===== Data lines =====
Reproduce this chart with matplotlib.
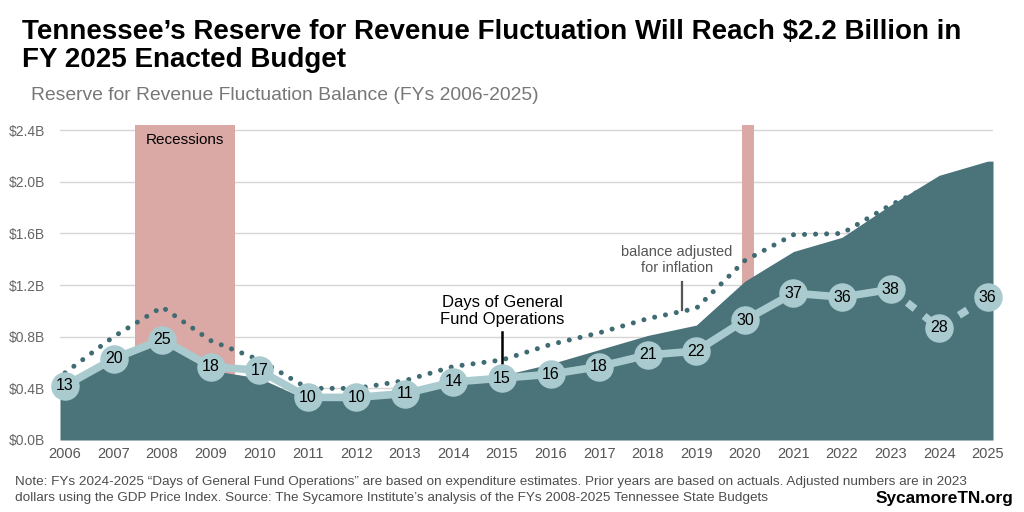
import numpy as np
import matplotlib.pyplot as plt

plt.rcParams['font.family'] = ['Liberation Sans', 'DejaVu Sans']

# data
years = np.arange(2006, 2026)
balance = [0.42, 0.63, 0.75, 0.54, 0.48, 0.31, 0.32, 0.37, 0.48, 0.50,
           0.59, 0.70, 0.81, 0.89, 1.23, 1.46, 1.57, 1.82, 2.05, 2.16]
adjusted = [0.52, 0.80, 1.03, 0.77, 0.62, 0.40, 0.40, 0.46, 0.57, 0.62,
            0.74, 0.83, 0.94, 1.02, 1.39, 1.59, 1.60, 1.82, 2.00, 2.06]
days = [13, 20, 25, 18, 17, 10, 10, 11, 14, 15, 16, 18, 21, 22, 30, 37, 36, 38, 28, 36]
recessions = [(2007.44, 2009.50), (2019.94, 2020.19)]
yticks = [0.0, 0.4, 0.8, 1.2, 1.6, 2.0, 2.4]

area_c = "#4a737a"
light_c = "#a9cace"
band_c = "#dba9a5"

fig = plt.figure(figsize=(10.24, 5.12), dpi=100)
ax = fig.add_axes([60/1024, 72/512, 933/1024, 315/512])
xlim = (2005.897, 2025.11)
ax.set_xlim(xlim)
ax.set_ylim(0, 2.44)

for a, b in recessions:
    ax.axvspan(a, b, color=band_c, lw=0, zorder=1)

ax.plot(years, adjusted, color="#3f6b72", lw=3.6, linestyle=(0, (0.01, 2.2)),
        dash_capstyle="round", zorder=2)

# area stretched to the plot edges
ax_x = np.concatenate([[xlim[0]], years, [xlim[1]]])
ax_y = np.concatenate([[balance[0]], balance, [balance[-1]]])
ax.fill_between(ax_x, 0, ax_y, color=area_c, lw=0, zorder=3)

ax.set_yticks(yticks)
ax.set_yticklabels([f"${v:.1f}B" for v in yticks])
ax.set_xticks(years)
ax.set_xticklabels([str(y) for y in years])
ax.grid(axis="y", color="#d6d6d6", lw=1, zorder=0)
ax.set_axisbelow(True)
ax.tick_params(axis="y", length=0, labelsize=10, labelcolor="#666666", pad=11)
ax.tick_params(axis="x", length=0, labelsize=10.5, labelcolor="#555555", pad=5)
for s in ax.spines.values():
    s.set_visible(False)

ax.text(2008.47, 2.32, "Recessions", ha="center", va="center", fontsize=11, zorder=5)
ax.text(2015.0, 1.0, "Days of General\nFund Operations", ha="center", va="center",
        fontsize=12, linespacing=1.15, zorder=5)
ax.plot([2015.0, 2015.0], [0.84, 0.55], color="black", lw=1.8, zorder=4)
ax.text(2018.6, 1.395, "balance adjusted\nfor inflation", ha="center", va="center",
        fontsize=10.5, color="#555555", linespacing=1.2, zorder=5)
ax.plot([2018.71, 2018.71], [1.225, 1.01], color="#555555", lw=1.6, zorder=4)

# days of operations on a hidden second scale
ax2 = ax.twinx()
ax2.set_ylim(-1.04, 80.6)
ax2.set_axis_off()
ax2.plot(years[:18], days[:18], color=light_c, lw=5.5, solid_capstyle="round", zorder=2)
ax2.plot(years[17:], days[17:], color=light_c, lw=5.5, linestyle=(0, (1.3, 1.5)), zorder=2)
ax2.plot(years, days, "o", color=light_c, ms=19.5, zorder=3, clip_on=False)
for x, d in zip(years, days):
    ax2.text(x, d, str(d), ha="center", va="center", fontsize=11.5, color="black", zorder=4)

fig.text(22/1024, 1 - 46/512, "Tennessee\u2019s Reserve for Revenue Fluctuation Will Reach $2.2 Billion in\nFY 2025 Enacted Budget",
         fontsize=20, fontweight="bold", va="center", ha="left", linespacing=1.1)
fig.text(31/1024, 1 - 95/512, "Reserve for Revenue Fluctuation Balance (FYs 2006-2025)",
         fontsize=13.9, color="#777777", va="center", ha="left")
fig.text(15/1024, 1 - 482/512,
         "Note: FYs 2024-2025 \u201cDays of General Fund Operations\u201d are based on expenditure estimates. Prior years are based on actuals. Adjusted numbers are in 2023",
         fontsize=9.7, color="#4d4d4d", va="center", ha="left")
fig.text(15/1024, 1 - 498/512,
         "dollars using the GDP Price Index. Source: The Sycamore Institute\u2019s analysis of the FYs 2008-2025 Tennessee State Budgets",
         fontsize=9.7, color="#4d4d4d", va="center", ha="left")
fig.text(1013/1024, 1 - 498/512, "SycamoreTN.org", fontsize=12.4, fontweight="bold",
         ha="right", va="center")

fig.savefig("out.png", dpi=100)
=====
===== Data lines =====
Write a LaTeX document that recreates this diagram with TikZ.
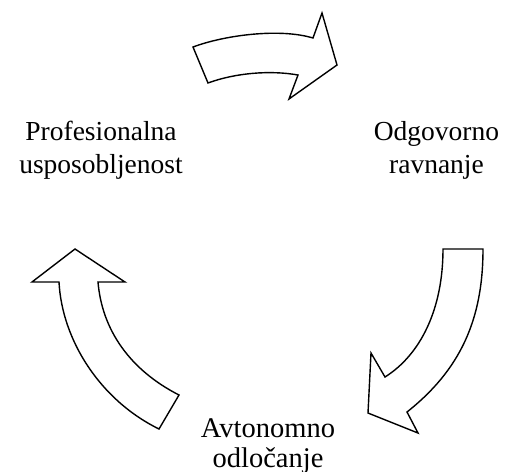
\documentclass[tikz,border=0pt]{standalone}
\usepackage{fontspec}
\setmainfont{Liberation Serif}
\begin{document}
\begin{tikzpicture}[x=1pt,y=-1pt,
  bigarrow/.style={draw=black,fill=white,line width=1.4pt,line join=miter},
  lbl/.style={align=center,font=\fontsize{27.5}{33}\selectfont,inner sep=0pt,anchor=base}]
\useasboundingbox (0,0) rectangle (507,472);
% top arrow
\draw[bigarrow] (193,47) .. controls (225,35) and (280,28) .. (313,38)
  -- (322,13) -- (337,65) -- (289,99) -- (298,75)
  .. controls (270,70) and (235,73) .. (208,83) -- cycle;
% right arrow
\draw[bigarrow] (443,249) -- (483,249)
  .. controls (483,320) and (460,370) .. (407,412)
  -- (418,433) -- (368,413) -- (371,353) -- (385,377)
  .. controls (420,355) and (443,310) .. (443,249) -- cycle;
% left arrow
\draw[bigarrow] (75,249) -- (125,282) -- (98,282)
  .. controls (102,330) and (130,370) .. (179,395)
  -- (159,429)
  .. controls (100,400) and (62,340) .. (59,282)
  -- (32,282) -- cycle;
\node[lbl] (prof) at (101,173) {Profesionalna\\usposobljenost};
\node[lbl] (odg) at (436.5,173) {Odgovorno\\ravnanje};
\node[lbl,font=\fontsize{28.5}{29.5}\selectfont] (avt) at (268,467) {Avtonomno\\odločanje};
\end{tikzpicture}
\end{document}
=====
[Instruction]:
Report how many lines of the data hold the string "this"; give only the number.

[The completed task]:
2